What drives enharmonic note naming?

Question

I understand why notes within key signatures are denoted as sharps / flats but what drives the conventional naming of enharmomic notes, i.e a diminished seventh in C contains Ab and not G#. Why is it not the latter, given the key signature doesn’t have any sharps or flats?

Answer 1

Tonal theory understands chords as stacks of thirds. This means that any chord with B as its root would also contain some type of D, F, and, for a seventh chord, A. A "seventh" chord, by definition, must contain the interval of a seventh. B-something to A-something is always a seventh; whereas, B-something to G-something is always a sixth.

Thus we have:

• Bmaj7 = B - D# - F# - A#
• B7 = B - D# - F# - A
• Bmin7 = B - D - F# - A
• Bmin7b5 = B - D - F - A
• Bdim7 = B - D - F - Ab

If we extend the theory to include sixth chords, then B6 = B - D# - F# - G#.

These chords are defined unto themselves, irrespective of the larger key context. Bmaj7 is Bmaj7 no matter whether that chord appears in a B major context or an F major context.

For similar reasons, we have:

• Bdim7 = B - D - F - Ab
• Ddim7 = D - F - Ab - Cb
• Fdim7 = F - Ab - Cb - Ebb
• Abdim7 = Ab - Cb - Ebb - Gbb
• G#dim7 = G# - B - D - F

Answer 2

All the answers seem to focus on the definition of seventh chords. However, it merely passes the buck: what drives the choice of the root?

Local context! The "accidental" usually has a function in some other local tonal centre:

In the key of C major

• d-f-g#-b leads to e.g. A-minor (intermediate dominant for vi)
• d-f-a♭-b leads to e.g. G-major (intermediate dominant for V), or e.g. C-major (I)

And so on. There's loads of music where ambiguous function arises (notable post-romantic era) but still a choice is made based on preferance (e.g. key relation with main key, ease of reading or e.g. instrument play, thinking pedal-harp e.g.)

Answer 3

Why is it not the latter, given the key signature doesn’t have any sharps or flats?

If you're talking about the diminished seventh built on a root of B, consider that the paradigm of the diminished seventh chord comes not from major tonality but from minor tonality, and C minor does very much contain three flats, including A♭. (The seventh chord on the seventh scale degree in major tonality is the half diminished seventh; for example, in C major it is B D F A.)

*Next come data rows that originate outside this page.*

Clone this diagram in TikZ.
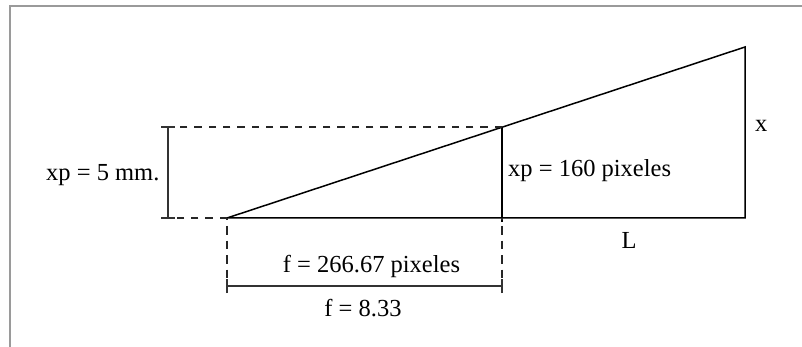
\documentclass[tikz,border=0pt]{standalone}
\usepackage{fontspec}
\setmainfont{Liberation Serif}
\definecolor{framegray}{HTML}{9A9A9A}
\tikzset{
  solidline/.style={line width=1.5pt, black},
  dimline/.style={line width=2pt, black!80},
  dashline/.style={line width=1.6pt, black!85, dash pattern=on 7.3pt off 7pt},
  vdashline/.style={line width=1.6pt, black!85, dash pattern=on 8.5pt off 6pt, dash phase=-8pt}
}
\tikzset{lbl/.style={inner sep=0pt, font=\fontsize{24.5}{28}\selectfont}}
\begin{document}
\begin{tikzpicture}[x=1pt,y=-1pt]
\useasboundingbox (0,0) rectangle (802,347);
\fill[white] (0,0) rectangle (802,347);
% frame
\draw[framegray, line width=2pt] (10,347) -- (10,6) -- (802,6);
% points
\coordinate (A) at (227,218);
\coordinate (B) at (502,218);
\coordinate (C) at (745,218);
\coordinate (P) at (502,127);
\coordinate (T) at (745,47);
\coordinate (DL1) at (168,127);
\coordinate (DL2) at (168,218);
\coordinate (DB1) at (227,286);
\coordinate (DB2) at (502,286);
% main triangle
\draw[solidline] (A) -- (C) -- (T) -- cycle;
\draw[solidline] (P) -- (B) -- ++(0,4);
% dashed extension lines
\draw[dashline] (P) -- (DL1);
\draw[dashline] (A) -- (DL2);
\draw[vdashline] (A) -- ++(0,62);
\draw[vdashline] (B) -- ++(0,62);
% left dimension
\draw[dimline] (DL1) -- (DL2);
\draw[dimline] ([xshift=-7pt]DL1) -- ([xshift=7pt]DL1);
\draw[dimline] ([xshift=-7pt]DL2) -- ([xshift=7pt]DL2);
% bottom dimension
\draw[dimline] (DB1) -- (DB2);
\draw[dimline] ([yshift=-7pt]DB1) -- ([yshift=7pt]DB1);
\draw[dimline] ([yshift=-7pt]DB2) -- ([yshift=7pt]DB2);
% labels
\node[lbl, anchor=base west] (xp5) at (46,180.5) {xp = 5 mm.};
\node[lbl, anchor=base west] (xp160) at (508,176.5) {xp = 160 pixeles};
\node[lbl, anchor=base west] (xl) at (755,132) {x};
\node[lbl, anchor=base] (Ll) at (629,248) {L};
\node[lbl, anchor=base] (f1) at (371.5,272.5) {f = 266.67 pixeles};
\node[lbl, anchor=base] (f2) at (363,316.5) {f = 8.33};
\end{tikzpicture}
\end{document}
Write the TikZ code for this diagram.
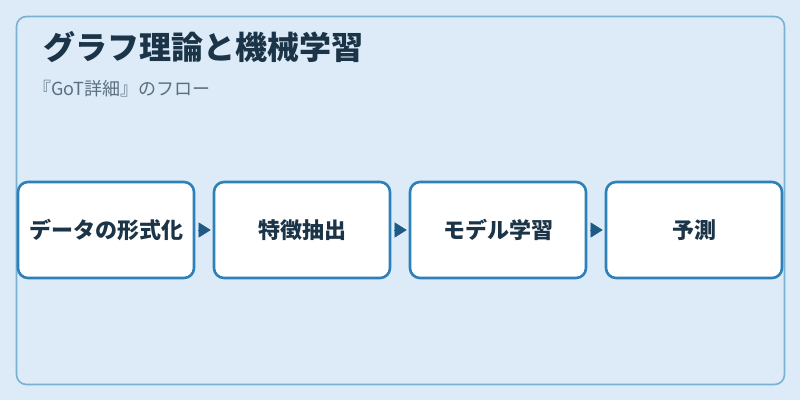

The diminished seventh arises from the chromatically altered seventh scale degree in minor (the raised leading tone) and the unaltered sixth degree. This interval is an augmented second or a diminished seventh, depending on the inversion. The diminished seventh chord takes its name from this interval. (As noted by Aaron, the interval between B and G♯ is a major sixth or a minor third.)

The model diminished seventh chord in the "empty" key signature, therefore, is G♯º7, comprising G♯ as the raised leading tone of A minor along with B, D, and F, the second, fourth, and (lower) sixth degrees of that scale. Of course, this is enharmonically equivalent to the Bº7, and that shows why diminished seventh chords are so useful for modulation: they introduce a good deal of ambiguity because of their symmetry and through enharmonic reinterpretation allow you to go to one of three other keys (i.e. Bº7 can be reinterpreted as G♯º7, as Dº7, or as Fº7).

Similarly, you might ask why the C7 chord is spelled that way with a B♭ rather than as an augmented sixth chord with an A♯ when C major has no sharps or flats in its key signature. In fact, this being the "dominant seventh" chord, its prototype is built on the dominant scale degree, and C is the dominant of ... F major, which does have B♭ in its key signature (and also of F minor, which also has B flat in its key signature).

There is an augmented sixth chord, which is often enharmonically equivalent to the dominant seventh chord. The model for this chord is built on the (unaltered) sixth of the minor scale, for example A♭ in C minor. This flat sixth degree is commonly the bass of a first-inversion minor subdominant (in lead sheet terms, Fm/A♭ or Fm7/A♭). This typically leads to the dominant (G7 in this example), but you can add a chromatic passing tone F-F♯-G, giving you the augmented sixth between the A&flat and the F♯. I mention this because lead sheets will typically use the enharmonically equivalent spelling of A♭7 because it's simpler, and that led to the theory of "tritone substitution": A♭7 to G is seen as a substitution for the more standard D7 to G. So this is an example where a change in enharmonic spelling leads to a change of theoretical viewpoint.

Answer 4

Until relatively recently, A flat and G sharp were not the same note unless you were a pianist. The wikipedia page on 31 tone Equal Temperament covers historic tunings for the different notes. The G sharp was 15% lower than it is now, but the A flat was 23% higher. This was standard practice for violins and other flexible instruments until the 20th century.

There are a lot of music theory "reasons" for the enharmonic spelling, but the most important one was that they did actually sound different.